To read the tribute to SFC Marcus Muralles, please click here
Friday, March 17, 2006
Aound The News
Well... let's see what you're not seeing on the MSM...
- umm... oops?
Two founders of the cryonics movement - whose members are frozen after death - have been cremated after a freezer mishap.
That's kind of sad... if you're one to believe that you can come back from the dead. I know of two people who've managed that, and one had an assist from The Other.
...But, 22 years after his mother's body was put into cold storage, their son discovered the freezer unit had broken down, reports the Guardian. - And this is surprising... why?
The head of the Democratic Party criticized the Justice Department for approving a plan for New Orleans to hold its first elections since Hurricane Katrina.
Let's see... they "left the city and have not returned", eh? Maybe because they decided to start a new life somewhere above sea level? But don't let that keep 'em from voting in local elections... don't forget to add all of the people who have died in the last 50 years to the rolls while you're at it, ok?
...As Cybercast News Service reported, the NAACP scheduled a "special trip" to the city this week to express its opposition to the way the April 22 state and local election will be conducted. The civil rights group said many blacks who tend to vote for Democrats left the city during the hurricane and have not returned. - In a scientific "well, duh" moment:
Scientists announced today new evidence supporting the theory that the infant universe expanded from subatomic to astronomical size in a fraction of a second after its birth.

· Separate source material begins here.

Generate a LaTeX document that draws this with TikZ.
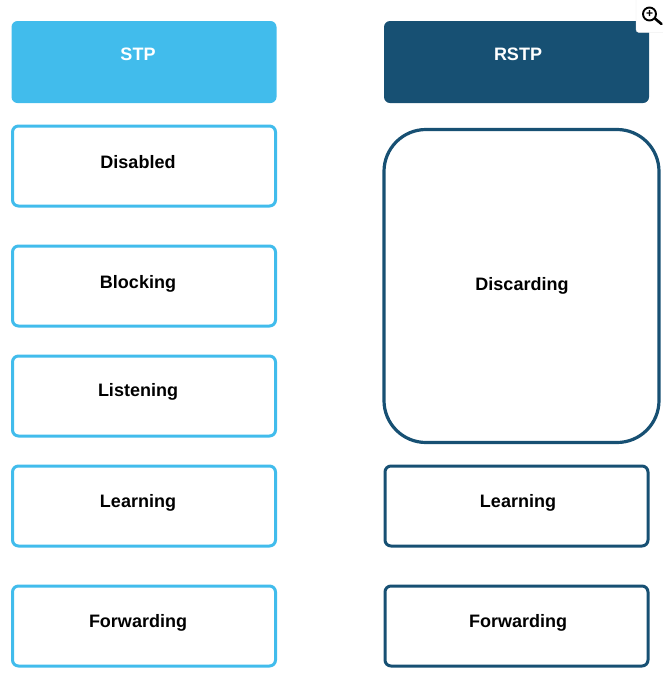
\documentclass[tikz,border=0pt]{standalone}
\usepackage{fontspec}
\setmainfont{Liberation Sans}
\usepackage{tikz}
\usetikzlibrary{positioning}

\definecolor{stpblue}{HTML}{41BCEC}
\definecolor{rstpblue}{HTML}{175073}
\definecolor{zoomedge}{HTML}{E4E4E4}

\begin{document}
\begin{tikzpicture}[
		x=1pt,
		y=-1pt,
		main node/.style={font=\bfseries\fontsize{18pt}{20pt}\selectfont},
		header node/.style={
			minimum width=265pt,
			minimum height=82pt,
			rounded corners=6pt
		},
		stp node/.style={
			draw=stpblue,
			line width=3pt,
			minimum width=263pt,
			minimum height=80pt,
			rounded corners=6pt
		},
		rstp node/.style={
			stp node,
			draw=rstpblue
		},
		label node/.style={main node, inner sep=0pt}
		]
		\useasboundingbox (0,0) rectangle (663,681);
		
		\node[header node, fill=stpblue] (stp) at (144,62) {};
		\node[header node, fill=rstpblue] (rstp) at (516.5,62) {};
		\node[label node, white] (stplabel) at (138,54.5) {STP};
		\node[label node, white] (rstplabel) at (518,54.5) {RSTP};
		
		\node[stp node] (disabled) at (144,166) {};
		\node[stp node] (blocking) at (144,286) {};
		\node[stp node] (listening) at (144,396) {};
		\node[stp node] (learning) at (144,506) {};
		\node[stp node] (forwarding) at (144,626) {};
		
		\node[rstp node, minimum width=275pt, minimum height=313pt, rounded corners=42pt, line width=3.2pt] (discarding) at (521.5,286) {};
		\node[rstp node] (rlearning) at (516.5,506) {};
		\node[rstp node] (rforwarding) at (516.5,626) {};
		
		\node[label node] (disabledlabel) at (138,162.5) {Disabled};
		\node[label node] (blockinglabel) at (138,284) {Blocking};
		\node[label node] (listeninglabel) at (138,391.5) {Listening};
		\node[label node] (learninglabel) at (138,503) {Learning};
		\node[label node] (forwardinglabel) at (138,623) {Forwarding};
		\node[label node] (discardinglabel) at (522,286) {Discarding};
		\node[label node] (rlearninglabel) at (518,503) {Learning};
		\node[label node] (rforwardinglabel) at (518,623) {Forwarding};
		
		% zoom button
		\draw[zoomedge, fill=white, rounded corners=3pt] (636,-4) rectangle (668,32.5);
		\coordinate (handle) at (661.5,24);
		\node[circle, draw=black, line width=1.9pt, minimum size=13pt, inner sep=0pt, font=\bfseries\fontsize{12pt}{12pt}\selectfont] (lens) at (649.5,14) {+};
		\draw[black, line width=2.6pt, line cap=round] (lens) -- (handle);
\end{tikzpicture}
\end{document}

Like I said, well, duh. And I can tell you when it happened, too. Right after the words, "Let there be light."
The finding is based on new results from NASA's Wilkinson Microwave Anisotropy Probe (WMAP) satellite, launched in 2001 to measure the temperature of radiant heat left over from the Big Bang, which is the theoretical beginning to the universe. - In the battle of South Park v. Scientology... Scientology's kicking rear:
"South Park" has declared war on Scientology. Matt Stone and Trey Parker, creators of the animated satire, are digging in against the celebrity-endorsed religion after a controversial episode mocking outspoken Scientologist Tom Cruise was yanked abruptly from the schedule Wednesday _ with Internet rumors it was covert warfare by Cruise that led to its departure.
Add that to the fact that Isaac Hayes, the voice of Chef, has asked to be released from his contract (he says it's because of intolerance and bigotry, but Matt Stone and Trey Parker claim it's because they picked on Hayes' religion- and that Hayes had no problem with them making fun of other religions) and you've got a L. Ron Hubbard sci-fi dream come true... or something like that... - umm... what is the deal with Denny's?
A gunman opened fire early Friday at a Denny's restaurant, killing one man and seriously wounding another, police said. It was the third fatal shooting at the restaurant chain in Southern California this week.
I guess I'm lucky that I'm just not a big fan of the Grand Slam breakfast, eh? - This might just be brilliant... if Americans were more observant.
Rather than trumpeting a recently released document linking Saddam Hussein to al-Qaida and the Taliban, presidential press secretary Scott McClellan today said any such developments should be left to the American people to judge.
Unfortunately, the average American gets their information from the Lamestream media, so... kind of hard for the people to judge if it gets NO AIR TIME. I guess the plan is for the blogosphere to do all of the legwork, getting the word out. I hope it works.
As WorldNetDaily reported today, one of the documents released online yesterday by the Pentagon is a letter from a member of Saddam's intelligence apparatus indicating al-Qaida and the Taliban had a relationship with the regime prior to the 9-11 attacks. - And... leading the US "delegation" to Slobodan Milosevic's funeral is... Ramsey Clarke. Yes, our favorite lawyer on the "Free Saddam Legal Eagles" team is headed to Pozarevac. I think what bothers me more than the fact that the little weasel is paying his repects to the monster is the fact that fifty foreign delegations are going to be attendance. He was a war criminal, not a hero.